Columns

Two series
focus on kids
in hospitals

Staff
Friday July 05, 2002

By Lindsey Tanner 

The Associated Press 

 

CHICAGO — Visiting children’s hospitals is enough to affect even the most stoic: terminally ill youngsters brightly smile from their beds, babies the size of fists cling to life-giving machines, parents who dread the worst discover the promise of modern medicine. 

PBS captures the heartbreak and hope of the nation’s 250 pediatric hospitals in a six-part series starting July 9 (check local listings) that focuses on Chicago’s Children’s Memorial Hospital. 

A top teaching hospital, Children’s features real-life dramas typical of hospitals devoted solely to youngsters. 

Viewers will see a wisecracking baldheaded 11-year-old girl with devastating brain tumors get teary-eyed because she can’t ride her bicycle anymore. They’ll visit the emergency room where a wide-eyed, curly-haired toddler is examined because of purplish spots and bruises on his back and legs. 

They may feel almost like intruders when the boy’s anguished mother breaks into tears as a grim-faced doctor tells her the diagnosis is probably leukemia. And they’ll see a witty 11-year-old boy with a failing transplanted liver tell his mother plaintively during hospital tests, “I want to get out of here.” 

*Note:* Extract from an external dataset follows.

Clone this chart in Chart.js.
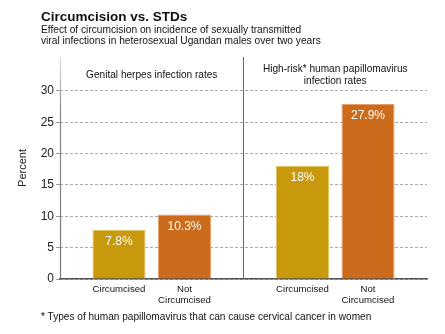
<!DOCTYPE html>
<html>
<head>
<meta charset="utf-8">
<script src="https://cdn.jsdelivr.net/npm/chart.js@4"></script>
<style>
    body { margin: 0; background: #fff; font-family: 'Liberation Sans', Arial, sans-serif; color: #111; }
    #wrap { position: relative; width: 445px; height: 334px; overflow: hidden; }
    #title { position: absolute; left: 41px; top: 9px; font-size: 13.5px; font-weight: bold; font-family: 'Liberation Sans Narrow', 'Liberation Sans', Arial, sans-serif; }
    #sub { position: absolute; left: 41px; top: 24px; font-size: 10.2px; line-height: 11px; }
    #note { position: absolute; left: 41px; top: 311px; font-size: 10.1px; }
    canvas { position: absolute; left: 0; top: 0; }
</style>
</head>
<body>
<div id="wrap">
    <canvas id="chart" width="445" height="334"></canvas>
    <div id="title">Circumcision vs. STDs</div>
    <div id="sub">Effect of circumcision on incidence of sexually transmitted<br>viral infections in heterosexual Ugandan males over two years</div>
    <div id="note">* Types of human papillomavirus that can cause cervical cancer in women</div>
</div>
<script>
// groups along the x axis
const groups = ['Genital herpes', 'High-risk HPV'];
const groupTitles = [
    ['Genital herpes infection rates'],
    ['High-risk* human papillomavirus', 'infection rates']
];

// series
const seriesNames = ['Circumcised', 'Not Circumcised'];
const seriesLabelLines = [['Circumcised'], ['Not', 'Circumcised']];
const circumcised = [7.8, 18];
const notCircumcised = [10.3, 27.9];

const yTicks = [0, 5, 10, 15, 20, 25, 30];

const gold = '#C8990D';
const orange = '#CC6B1B';

const FONT = "'Liberation Sans', Arial, sans-serif";

const labelsPlugin = {
    id: 'labels',
    beforeDatasetsDraw(chart) {
        // solid left axis line, fading toward the top
        const ctx = chart.ctx;
        const area = chart.chartArea;
        const grad = ctx.createLinearGradient(0, area.top, 0, area.bottom);
        grad.addColorStop(0, '#e0e0e0');
        grad.addColorStop(0.25, '#888');
        grad.addColorStop(1, '#777');
        ctx.save();
        ctx.strokeStyle = grad;
        ctx.lineWidth = 1.2;
        ctx.beginPath();
        ctx.moveTo(area.left + 0.5, area.top);
        ctx.lineTo(area.left + 0.5, area.bottom);
        ctx.stroke();
        ctx.restore();
    },
    afterDatasetsDraw(chart) {
        const ctx = chart.ctx;
        const area = chart.chartArea;
        const xScale = chart.scales.x;
        ctx.save();
        ctx.textAlign = 'center';
        ctx.textBaseline = 'middle';

        // group titles inside the plot
        ctx.fillStyle = '#111';
        ctx.font = `10.1px ${FONT}`;
        groupTitles.forEach((lines, i) => {
            const x = xScale.getPixelForValue(i);
            lines.forEach((line, j) => {
                const y = area.top + 18 + (j - (lines.length - 1) / 2) * 12;
                ctx.fillText(line, x, y);
            });
        });

        chart.data.datasets.forEach((ds, d) => {
            const meta = chart.getDatasetMeta(d);
            meta.data.forEach((bar, i) => {
                // value inside bar
                ctx.fillStyle = '#fff';
                ctx.font = `12px ${FONT}`;
                ctx.fillText(ds.data[i] + '%', bar.x, bar.y + 12);
                // series name under bar
                ctx.fillStyle = '#111';
                ctx.font = `9.6px ${FONT}`;
                seriesLabelLines[d].forEach((line, j) => {
                    ctx.fillText(line, bar.x, area.bottom + 10.5 + j * 10.5);
                });
            });
        });
        ctx.restore();
    }
};

new Chart(document.getElementById('chart'), {
    type: 'bar',
    data: {
        labels: groups,
        datasets: [
            {
                label: seriesNames[0],
                data: circumcised,
                backgroundColor: gold,
                borderColor: '#E2C466',
                borderWidth: 1
            },
            {
                label: seriesNames[1],
                data: notCircumcised,
                backgroundColor: orange,
                borderColor: '#E9A06A',
                borderWidth: 1
            }
        ]
    },
    options: {
        responsive: false,
        animation: false,
        categoryPercentage: 0.714,
        barPercentage: 0.81,
        layout: {
            padding: { left: 0, right: 18, top: 57, bottom: 55 }
        },
        plugins: {
            legend: { display: false },
            tooltip: { enabled: false }
        },
        scales: {
            x: {
                ticks: { display: false },
                grid: {
                    offset: true,
                    drawTicks: false,
                    color: ctx => ctx.index === 1 ? '#666' : 'transparent',
                    lineWidth: 1
                },
                border: { color: '#555', width: 1.5 },
                afterFit: scale => { scale.height = 0; }
            },
            y: {
                min: 0,
                max: 35.4,
                afterBuildTicks: axis => {
                    axis.ticks = yTicks.map(v => ({ value: v }));
                },
                ticks: {
                    color: '#222',
                    padding: 2,
                    font: { family: FONT, size: 12 }
                },
                grid: {
                    color: '#aaa',
                    tickColor: '#999',
                    tickLength: 4,
                    drawTicks: true
                },
                border: { display: false, dash: [3, 2] },
                title: {
                    display: true,
                    text: 'Percent',
                    color: '#222',
                    font: { family: FONT, size: 11 },
                    padding: { top: 16, bottom: 0 }
                },
                afterFit: scale => { scale.width = 60; }
            }
        }
    },
    plugins: [labelsPlugin]
});
</script>
</body>
</html>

The PBS program isn’t the only summer series dealing with the sometimes hard-to-stomach subject of real kids feeling real pain — ABC plans a four-part series on Wednesdays in August, filmed at Arkansas Children’s Hospital in Little Rock. 

Producers, who hope to ride the wave of enormously popular reality-based shows, say children’s hospitals are a natural setting for compelling television. They feature “all these sorts of tragedies and passions and triumphs and all of those big things you get in drama ... or theater or in literature,” said Anna Davies, a co-producer of the Chicago series. 

“You don’t want to make people feel utterly depressed, but you also don’t want to protect them from difficult issues. If you get the balance right — and I think we have — you come away feeling, ’Wow!”’ Davies said. “You want it to stay with people for as long as possible.”